Requires certain approvals and licenses: The company requires several statutory and regulatory permits, licenses and approvals to operate its business. Many of these approvals are subject to periodical renewal. Any failure to renew the approvals that may expire, or to apply for the required approvals, licences, registrations or permits, or any suspension or revocation of any of the approvals, licences, registrations and permits that have been or may be issued to the company, could result in delaying the operations of its business, which may adversely affect its business, financial condition, results of operations and prospects.
Dependent on third-party suppliers: The company is dependent on third-party suppliers for its raw materials. The raw materials used by the company include Crude Caffeine. Discontinuation of production by these suppliers or a failure of these suppliers to adhere to the delivery schedule or the required quality could hamper its production schedule and therefore affect its business and results of operations. This dependence may also adversely affect the availability of key materials at reasonable prices thus affecting its margins and may have an adverse effect on its business, results of operations and financial condition.
Outlook
The company primarily processes crude caffeine procured from multiple decaffeination plants. The primary raw material is crude caffeine, a bi-product of such decaffeination plants. It processes crude caffeine to manufacture GCE and Caffeine Anhydrous Natural. The company's business focused on extraction, manufacturing & sale of Caffeine Anhydrous Natural. On the concern side, the company is dependent on third party transportation providers for transportation of raw materials and finished goods. Accordingly, any increase in transportation costs or unavailability of transportation services for its products or transportation strikes may have an adverse effect on its business.

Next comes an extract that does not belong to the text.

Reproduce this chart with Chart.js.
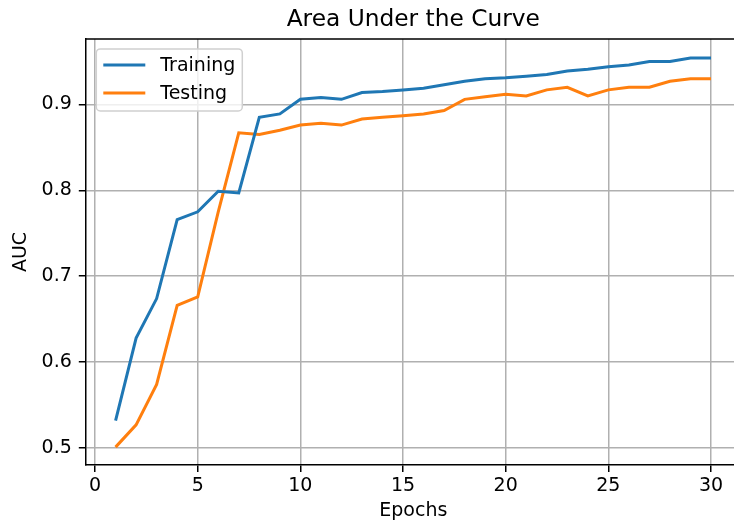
<!DOCTYPE html>
<html><head><meta charset="utf-8">
<script src="https://cdn.jsdelivr.net/npm/chart.js@4.4.1/dist/chart.umd.min.js"></script>
<style>
html,body{margin:0;padding:0;overflow:hidden;background:#fff;width:734px;height:526px}
#wrap{position:relative;width:745px;height:526px}
</style>
</head><body>
<div id="wrap"><canvas id="c" width="745" height="526"></canvas></div>
<script>
const epochs = [1,2,3,4,5,6,7,8,9,10,11,12,13,14,15,16,17,18,19,20,21,22,23,24,25,26,27,28,29,30];
const training = [0.532,0.628,0.674,0.766,0.775,0.799,0.797,0.885,0.889,0.906,0.908,0.906,0.914,0.915,0.917,0.919,0.923,0.927,0.930,0.931,0.933,0.935,0.939,0.941,0.944,0.946,0.950,0.950,0.954,0.954];
const testing  = [0.501,0.527,0.574,0.666,0.676,0.775,0.867,0.865,0.870,0.876,0.878,0.876,0.883,0.885,0.887,0.889,0.893,0.906,0.909,0.912,0.910,0.917,0.920,0.910,0.917,0.920,0.920,0.927,0.930,0.930];
const xTicks = [0,5,10,15,20,25,30];
const yTicks = [0.5,0.6,0.7,0.8,0.9];
const seriesLabels = ['Training','Testing'];
const seriesColors = ['#1f77b4','#ff7f0e'];

const FONT = "'DejaVu Sans', sans-serif";
const TICK_PX = 19;

const spinesPlugin = {
  id: 'spines',
  afterDraw(chart) {
    const {ctx, chartArea: a} = chart;
    ctx.save();
    ctx.strokeStyle = '#000';
    ctx.lineWidth = 1.5;
    ctx.beginPath();
    ctx.moveTo(a.left, a.top); ctx.lineTo(a.right, a.top);
    ctx.moveTo(a.right, a.top); ctx.lineTo(a.right, a.bottom);
    ctx.stroke();
    ctx.restore();
  }
};

const legendPlugin = {
  id: 'mplLegend',
  afterDraw(chart) {
    const {ctx, chartArea: a} = chart;
    const x0 = a.left + 10.5, y0 = a.top + 10, w = 146, h = 62, r = 4;
    ctx.save();
    ctx.beginPath();
    ctx.moveTo(x0 + r, y0);
    ctx.arcTo(x0 + w, y0, x0 + w, y0 + h, r);
    ctx.arcTo(x0 + w, y0 + h, x0, y0 + h, r);
    ctx.arcTo(x0, y0 + h, x0, y0, r);
    ctx.arcTo(x0, y0, x0 + w, y0, r);
    ctx.closePath();
    ctx.fillStyle = 'rgba(255,255,255,0.8)';
    ctx.fill();
    ctx.strokeStyle = '#d0d0d0';
    ctx.lineWidth = 1.5;
    ctx.stroke();
    chart.data.datasets.forEach((ds, i) => {
      const y = y0 + 16 + i * 28;
      ctx.beginPath();
      ctx.strokeStyle = ds.borderColor;
      ctx.lineWidth = 3;
      ctx.moveTo(x0 + 7, y); ctx.lineTo(x0 + 49, y);
      ctx.stroke();
      ctx.fillStyle = '#000';
      ctx.font = TICK_PX + "px " + FONT;
      ctx.textBaseline = 'middle';
      ctx.textAlign = 'left';
      ctx.fillText(ds.label, x0 + 64, y + 1);
    });
    ctx.restore();
  }
};

const mkData = (vals) => epochs.map((e, i) => ({x: e, y: vals[i]}));

new Chart(document.getElementById('c'), {
  type: 'line',
  data: {
    datasets: [
      {label: seriesLabels[0], data: mkData(training), borderColor: seriesColors[0], backgroundColor: seriesColors[0], borderWidth: 3, pointRadius: 0, tension: 0, fill: false},
      {label: seriesLabels[1], data: mkData(testing), borderColor: seriesColors[1], backgroundColor: seriesColors[1], borderWidth: 3, pointRadius: 0, tension: 0, fill: false}
    ]
  },
  options: {
    responsive: false,
    animation: false,
    devicePixelRatio: 1,
    layout: {padding: {left: 10, right: 4.2, top: 0, bottom: 0}},
    plugins: {
      legend: {display: false},
      tooltip: {enabled: false},
      title: {
        display: true,
        fullSize: false,
        text: 'Area Under the Curve',
        color: '#000',
        font: {family: FONT, size: 23.3, weight: 'normal', lineHeight: 1.2},
        padding: {top: 6, bottom: 5}
      }
    },
    scales: {
      x: {
        type: 'linear',
        min: -0.45, max: 31.45,
        afterBuildTicks: s => { s.ticks = xTicks.map(v => ({value: v})); },
        afterFit: s => { s.height = 61; },
        ticks: {color: '#000', font: {family: FONT, size: TICK_PX}, padding: 3, maxRotation: 0, autoSkip: false, callback: v => String(v)},
        grid: {color: '#b0b0b0', lineWidth: 1.5, tickLength: 7, tickColor: '#000', tickWidth: 1.5},
        border: {color: '#000', width: 1.5},
        title: {display: true, text: 'Epochs', color: '#000', font: {family: FONT, size: TICK_PX, lineHeight: 1.2}, padding: {top: 0, bottom: 4}}
      },
      y: {
        type: 'linear',
        min: 0.4802, max: 0.9763,
        afterBuildTicks: s => { s.ticks = yTicks.map(v => ({value: v})); },
        afterFit: s => { s.width = 75.8; },
        ticks: {color: '#000', font: {family: FONT, size: TICK_PX}, padding: 7, autoSkip: false, callback: v => Number(v).toFixed(1)},
        grid: {color: '#b0b0b0', lineWidth: 1.5, tickLength: 7, tickColor: '#000', tickWidth: 1.5},
        border: {color: '#000', width: 1.5},
        title: {display: true, text: 'AUC', color: '#000', font: {family: FONT, size: TICK_PX, lineHeight: 1.2}, padding: {top: 0, bottom: 0}}
      }
    }
  },
  plugins: [spinesPlugin, legendPlugin]
});
</script>
</body></html>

The company is coming out with a maiden IPO of 62,02,800 equity shares of Rs 10 each. The issue has been offered in a price band of Rs 113-119 per equity share. The aggregate size of the offer is around Rs 70.09 crore to Rs 73.81 crore based on lower and upper price band respectively. On performance front, the company’s total income has decreased by 25.85% to Rs 7,870.39 lakh in Financial Year ended March 31, 2024 from Rs 10,613.98 lakh in Financial Year ended March 31, 2023 primarily due to overall decrease in the revenue from operations and other income. Moreover, the company recorded a decrease of 51.14% in profit after tax from Rs 3,820.80 lakh in Financial Year ended March 31, 2023 to Rs 1,866.73 lakh in Financial Year ended March 31, 2024.
Meanwhile, the company intends to expand its supplier base to drive down net costs and reduce dependency on a limited number of suppliers, thereby improving its margins, shortening product time to market, and ensuring a timely supply of raw materials. This strategic move will enhance its geographical presence and operational efficiency by allowing the company to negotiate better terms, leverage competitive pricing, and mitigate risks associated with supplier-specific issues. Additionally, optimizing procurement processes and fostering relationships with diverse suppliers will improve production efficiency, product quality, and innovation, supporting sustained profitability and long-term growth for the company.